Dependency Graph

Adviser’s implementation uses an internal structure called “Dependency Graph” for generating possible software stacks. This generation is done for:

  1. Computing recommendations by scoring computed software stacks - the stack with the highest score is the best possible software stack considered for an application (Thoth’s advises).

  2. Generating samples of software stacks for Dependency Monkey - these stacks are validated and scored (e.g. performance index) on the Amun service.

The dependency graph is implemented as an N-ary graph.
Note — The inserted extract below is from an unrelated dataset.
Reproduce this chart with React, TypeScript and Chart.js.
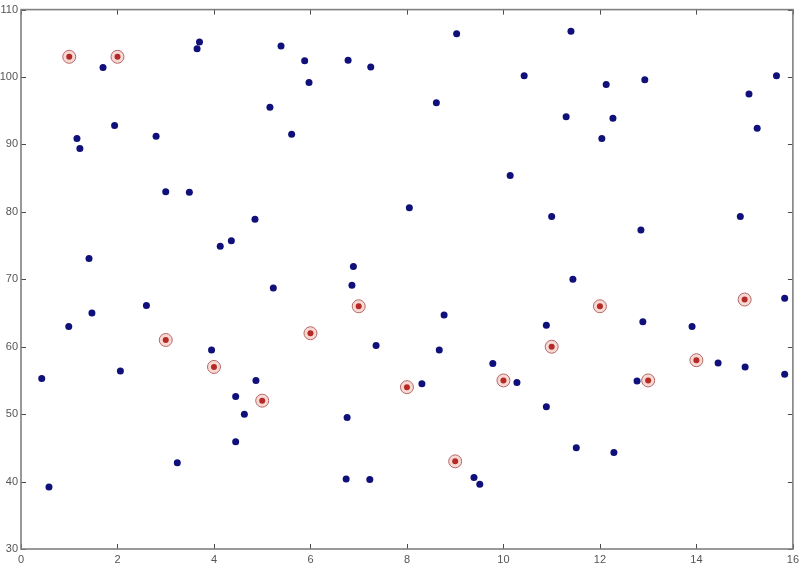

You can imagine the graph as a generic binary tree, except:

  1. Each node is constructed of N packages in some specific versions (not binary nodes, but N-ary nodes).

  2. There can be cycles (thus graph and not a tree).

The resolution itself can be done using two sources (see CLI help for configuration info):

  1. The graph database used in the Thoth project - this database states relevant packages in the Python ecosystem with relations between them (what dependency in what version is required with previously resolved versions using solver).

  2. PyPI (or any PEP-503 compliant instance) - the resolution is done against the “upstream” (ecosystem as a whole) so one can resolve any dependencies in the PyPI ecosystem and compute possible software stacks.

The advantage of using Thoth’s database is the fact that this database states observations about packages and software stacks so that the database itself can help with better resolution mechanism (the latest is not always the best choice). In this case, the graph database is also helping with offline resolution (Python is a dynamic programming language, what dependencies will be installed can be determined during installation - e.g. based on operating system).

Development of Dependency Graph

If you are a developer and would like to speed up your work, dependency graph has a capability to be pickled onto disk and loaded back into memory on demand. To control this behavior you can use THOTH_ADVISER_FILEDUMP environment variable stating file into which the constructed graph should be deserialized (in case of this file does not exist) or loaded back into memory (if file exists). Besides that, you can also supply environment variable THOTH_ADVISER_NO_DIGESTS set to 1 if you do not care about package hashes in resulting Pipfile.lock files.